## [EXERCISE PROMPT]
Pictures should be excluded; otherwise, copy every entry exactly.

## [DATASET ROWS]
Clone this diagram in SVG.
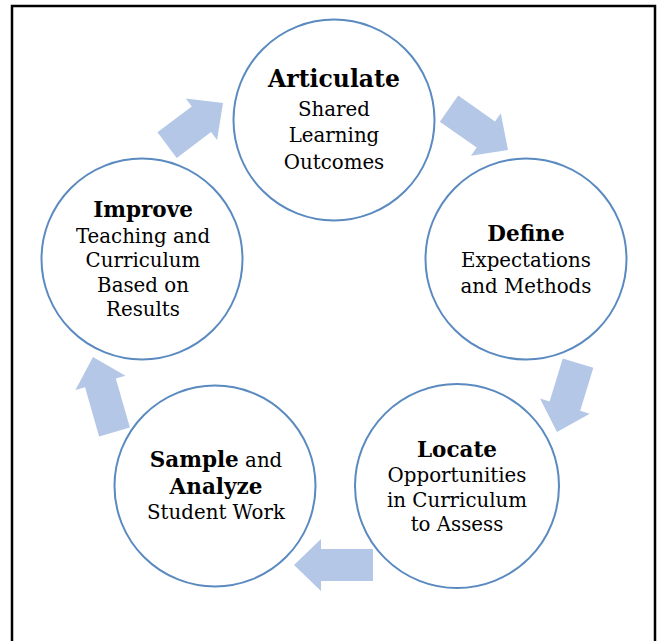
<svg xmlns="http://www.w3.org/2000/svg" width="659" height="641" viewBox="0 0 659 641">
<style>
.node circle{fill:#fff;stroke:#5A8AC0;stroke-width:2}
.arrow{fill:#B4C7E7}
text{font-family:"DejaVu Serif","Liberation Serif",serif;font-size:19.8px;fill:#000;text-anchor:middle}
.b{font-weight:bold;font-size:21.5px}
.big{font-size:23.5px}
</style>
<rect x="0" y="0" width="659" height="641" fill="#fff"/>
<rect x="12" y="6" width="643" height="660" fill="none" stroke="#000" stroke-width="2.5"/>
<g id="connectors">
<path class="arrow" transform="translate(223,103) rotate(-37)" d="M-70,-16 H-27 V-26 L0,0 L-27,26 V16 H-70 Z"/>
<path class="arrow" transform="translate(508,150) rotate(35)" d="M-72,-16 H-27 V-26 L0,0 L-27,26 V16 H-72 Z"/>
<path class="arrow" transform="translate(557,432) rotate(107)" d="M-72,-16 H-27 V-26 L0,0 L-27,26 V16 H-72 Z"/>
<path class="arrow" transform="translate(294,565) rotate(180)" d="M-79,-16 H-27 V-26 L0,0 L-27,26 V16 H-79 Z"/>
<path class="arrow" transform="translate(93,357) rotate(-106)" d="M-78,-16 H-27 V-26 L0,0 L-27,26 V16 H-78 Z"/>
</g>
<g id="articulate" class="node">
<circle cx="334" cy="120" r="100.5"/>
<text x="334" y="87" class="b big">Articulate</text>
<text x="334" y="116">Shared</text>
<text x="334" y="142">Learning</text>
<text x="334" y="169">Outcomes</text>
</g>
<g id="define" class="node">
<circle cx="526" cy="259" r="100.5"/>
<text x="526" y="241" class="b">Define</text>
<text x="526" y="267">Expectations</text>
<text x="526" y="293">and Methods</text>
</g>
<g id="locate" class="node">
<circle cx="457" cy="486" r="102"/>
<text x="457" y="457" class="b">Locate</text>
<text x="457" y="482">Opportunities</text>
<text x="457" y="507">in Curriculum</text>
<text x="457" y="531">to Assess</text>
</g>
<g id="sample" class="node">
<circle cx="215" cy="486" r="100.5"/>
<text x="216" y="467"><tspan class="b">Sample</tspan> and</text>
<text x="216" y="494" class="b">Analyze</text>
<text x="216" y="519">Student Work</text>
</g>
<g id="improve" class="node">
<circle cx="142" cy="259" r="100.5"/>
<text x="143" y="217" class="b">Improve</text>
<text x="143" y="243">Teaching and</text>
<text x="143" y="267">Curriculum</text>
<text x="143" y="292">Based on</text>
<text x="143" y="316">Results</text>
</g>
</svg>
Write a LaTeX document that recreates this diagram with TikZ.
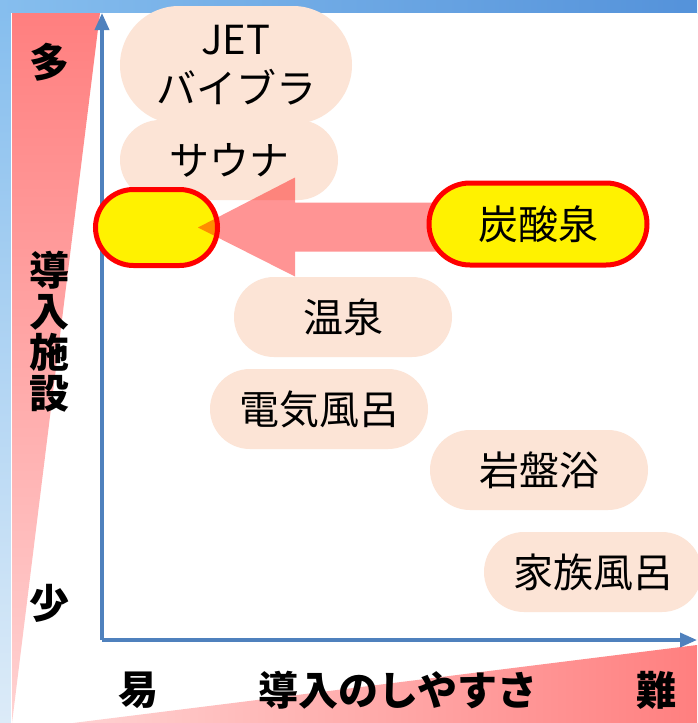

## [RESULT]
Clone this diagram in SVG.
<svg xmlns="http://www.w3.org/2000/svg" width="659" height="641" viewBox="0 0 659 641">
<style>
.node circle{fill:#fff;stroke:#5A8AC0;stroke-width:2}
.arrow{fill:#B4C7E7}
text{font-family:"DejaVu Serif","Liberation Serif",serif;font-size:19.8px;fill:#000;text-anchor:middle}
.b{font-weight:bold;font-size:21.5px}
.big{font-size:23.5px}
</style>
<rect x="0" y="0" width="659" height="641" fill="#fff"/>
<rect x="12" y="6" width="643" height="660" fill="none" stroke="#000" stroke-width="2.5"/>
<g id="connectors">
<path class="arrow" transform="translate(223,103) rotate(-37)" d="M-70,-16 H-27 V-26 L0,0 L-27,26 V16 H-70 Z"/>
<path class="arrow" transform="translate(508,150) rotate(35)" d="M-72,-16 H-27 V-26 L0,0 L-27,26 V16 H-72 Z"/>
<path class="arrow" transform="translate(557,432) rotate(107)" d="M-72,-16 H-27 V-26 L0,0 L-27,26 V16 H-72 Z"/>
<path class="arrow" transform="translate(294,565) rotate(180)" d="M-79,-16 H-27 V-26 L0,0 L-27,26 V16 H-79 Z"/>
<path class="arrow" transform="translate(93,357) rotate(-106)" d="M-78,-16 H-27 V-26 L0,0 L-27,26 V16 H-78 Z"/>
</g>
<g id="articulate" class="node">
<circle cx="334" cy="120" r="100.5"/>
<text x="334" y="87" class="b big">Articulate</text>
<text x="334" y="116">Shared</text>
<text x="334" y="142">Learning</text>
<text x="334" y="169">Outcomes</text>
</g>
<g id="define" class="node">
<circle cx="526" cy="259" r="100.5"/>
<text x="526" y="241" class="b">Define</text>
<text x="526" y="267">Expectations</text>
<text x="526" y="293">and Methods</text>
</g>
<g id="locate" class="node">
<circle cx="457" cy="486" r="102"/>
<text x="457" y="457" class="b">Locate</text>
<text x="457" y="482">Opportunities</text>
<text x="457" y="507">in Curriculum</text>
<text x="457" y="531">to Assess</text>
</g>
<g id="sample" class="node">
<circle cx="215" cy="486" r="100.5"/>
<text x="216" y="467"><tspan class="b">Sample</tspan> and</text>
<text x="216" y="494" class="b">Analyze</text>
<text x="216" y="519">Student Work</text>
</g>
<g id="improve" class="node">
<circle cx="142" cy="259" r="100.5"/>
<text x="143" y="217" class="b">Improve</text>
<text x="143" y="243">Teaching and</text>
<text x="143" y="267">Curriculum</text>
<text x="143" y="292">Based on</text>
<text x="143" y="316">Results</text>
</g>
</svg>
Write a LaTeX document that recreates this diagram with TikZ.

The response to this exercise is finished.